Decisions on when classes can begin are also highly subjective to decisions by other groups in the area, such as the Washington Metropolitan Transit Authority or WMATA.
“We have a very large portion of our students that take [public transportation], so if there’s any impact on WMATA due to the weather, we have to take that into consideration. If the Metro can’t get to Vienna, we can’t do it,” Farris said.
In addition to the safety of students coming to and from campus, employee safety is also a major issue when deciding what time to open or close the school in inclement weather conditions, Farris said.
For example, when deciding when to close a dining facility like Southside on a night with snow, “it takes [Dining Services] about an hour and a half or two hours to fully close down and clean up a dining hall, so we have to make sure we’re closing early enough that all of the dining employees have time to get home safely,” Zachary Pope, director of University Life Safety and Emergency Management for the Fairfax campus, said.
Outside of classes or dining, Mason’s position as a hub for performances or sporting events can also mess with the logistics of closing parts of campus.

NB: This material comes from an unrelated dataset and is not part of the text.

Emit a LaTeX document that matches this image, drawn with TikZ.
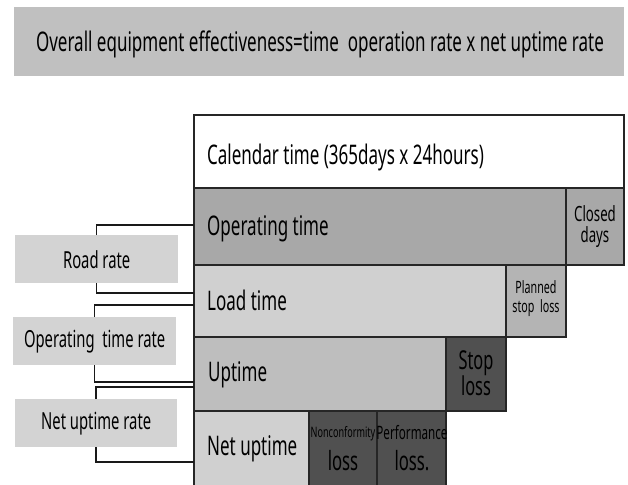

According to Farris, “There are some events that are open to the public, where even if the university is closed, we’ll keep those going.”
One example of this was the Jan. 23 Men’s Basketball game against Duquesne University, where the two teams played in the RAC rather than in EagleBank Arena.
“NCAA regulations say that if you can get the facilities open and the teams are there, you have to play. That’s why we had to bump the Duquesne game forward and play in the RAC. … If you cancel, I don’t know if that’s the equivalent of a forfeiture, but it’s close,” Farris said.
Not every Mason student is completely happy with how the university handles snow days, however.
“I think Mason should have a better system in place for predicting snow days,” said sophomore Madison Stroud, who lives off-campus and commutes to Mason. “Every year it seems to come as a surprise to [the school] that snow will warrant cancellations, and then we don’t have enough [days] built in, but predicted snow days allow professors to stay on schedule.”
On the other hand, sophomore Kendall Bohan, who lives on campus, said the university usually makes the right decision.
“They make good calls,” Bohan said. “When it’s not safe to drive, they understand that and don’t put people at risk. It would be nice if the calls were more timely, though.”
As far as Elsa is concerned, however, one thing is definitely sure: the cold bothers Mason.